--- start of Data extract ---

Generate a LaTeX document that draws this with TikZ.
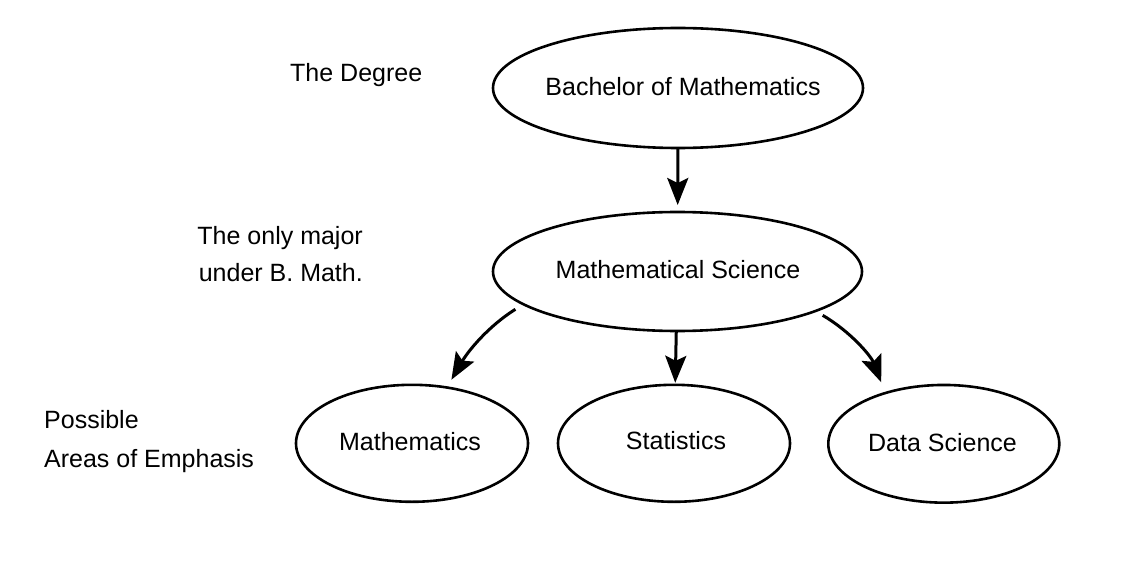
\documentclass[tikz,border=0pt]{standalone}
\usepackage{fontspec}
\setmainfont{Liberation Sans}
\usetikzlibrary{shapes.geometric,arrows.meta}
\begin{document}
\begin{tikzpicture}[x=1pt,y=1pt,
  oval/.style={ellipse, draw, line width=2.6pt, inner sep=0pt, outer sep=0pt},
  lbl/.style={inner sep=0pt, font=\fontsize{25}{37.5}\selectfont},
  intext/.style={lbl, text height=18pt, text depth=0pt},
  arr/.style={line width=3pt, -{Stealth[length=27pt,width=21pt,inset=5pt]}}]
\fill[white] (0,0) rectangle (1130,-564);
\useasboundingbox (0,0) rectangle (1130,-564);

\node[oval, minimum width=370pt, minimum height=120pt,
  label={[intext, xshift=5pt, yshift=1.7pt]center:Bachelor of Mathematics}] (top) at (678,-88) {};
\node[oval, minimum width=369pt, minimum height=119pt,
  label={[intext, xshift=0.5pt, yshift=2.5pt]center:Mathematical Science}] (mid) at (677.5,-271.5) {};
\node[oval, minimum width=232pt, minimum height=117pt,
  label={[intext, xshift=-2pt, yshift=1.5pt]center:Mathematics}] (math) at (412,-443.3) {};
\node[oval, minimum width=232pt, minimum height=117pt,
  label={[intext, xshift=2pt, yshift=3.3pt]center:Statistics}] (stat) at (674,-443.3) {};
\node[oval, minimum width=231pt, minimum height=117.7pt,
  label={[intext, xshift=-1.3pt, yshift=1.8pt]center:Data Science}] (ds) at (943.8,-443.8) {};

\node[lbl, anchor=base west] (deg) at (290,-82) {The Degree};
\node[lbl, anchor=east, align=right] (maj) at (363,-254.2) {The only major\\under B. Math.};
\node[lbl, anchor=west, align=left] (emph) at (44,-441.5) {Possible\\[1.2pt]Areas of Emphasis};

\draw[arr, shorten >=7pt] (top) -- (mid);
\draw[arr, shorten >=2pt] (mid) -- (stat);
\draw[arr, shorten <=9.5pt, shorten >=9pt] (mid.192.6) .. controls +(-35.6,-22.3) and +(21.2,36.3) .. (math.58.8);
\draw[arr, shorten <=8.5pt, shorten >=11.5pt] (mid.344) .. controls +(34.6,-20.2) and +(-14.5,37.3) .. (ds.139);
\end{tikzpicture}
\end{document}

--- end of Data extract ---

Transcribe all of the material exactly, leaving out whatever pictures it contains.

Generate a LaTeX document that draws this with TikZ.
\documentclass[tikz,border=0pt]{standalone}
\usepackage{fontspec}
\setmainfont{Liberation Sans}
\usetikzlibrary{shapes.geometric,arrows.meta}
\begin{document}
\begin{tikzpicture}[x=1pt,y=1pt,
  oval/.style={ellipse, draw, line width=2.6pt, inner sep=0pt, outer sep=0pt},
  lbl/.style={inner sep=0pt, font=\fontsize{25}{37.5}\selectfont},
  intext/.style={lbl, text height=18pt, text depth=0pt},
  arr/.style={line width=3pt, -{Stealth[length=27pt,width=21pt,inset=5pt]}}]
\fill[white] (0,0) rectangle (1130,-564);
\useasboundingbox (0,0) rectangle (1130,-564);

\node[oval, minimum width=370pt, minimum height=120pt,
  label={[intext, xshift=5pt, yshift=1.7pt]center:Bachelor of Mathematics}] (top) at (678,-88) {};
\node[oval, minimum width=369pt, minimum height=119pt,
  label={[intext, xshift=0.5pt, yshift=2.5pt]center:Mathematical Science}] (mid) at (677.5,-271.5) {};
\node[oval, minimum width=232pt, minimum height=117pt,
  label={[intext, xshift=-2pt, yshift=1.5pt]center:Mathematics}] (math) at (412,-443.3) {};
\node[oval, minimum width=232pt, minimum height=117pt,
  label={[intext, xshift=2pt, yshift=3.3pt]center:Statistics}] (stat) at (674,-443.3) {};
\node[oval, minimum width=231pt, minimum height=117.7pt,
  label={[intext, xshift=-1.3pt, yshift=1.8pt]center:Data Science}] (ds) at (943.8,-443.8) {};

\node[lbl, anchor=base west] (deg) at (290,-82) {The Degree};
\node[lbl, anchor=east, align=right] (maj) at (363,-254.2) {The only major\\under B. Math.};
\node[lbl, anchor=west, align=left] (emph) at (44,-441.5) {Possible\\[1.2pt]Areas of Emphasis};

\draw[arr, shorten >=7pt] (top) -- (mid);
\draw[arr, shorten >=2pt] (mid) -- (stat);
\draw[arr, shorten <=9.5pt, shorten >=9pt] (mid.192.6) .. controls +(-35.6,-22.3) and +(21.2,36.3) .. (math.58.8);
\draw[arr, shorten <=8.5pt, shorten >=11.5pt] (mid.344) .. controls +(34.6,-20.2) and +(-14.5,37.3) .. (ds.139);
\end{tikzpicture}
\end{document}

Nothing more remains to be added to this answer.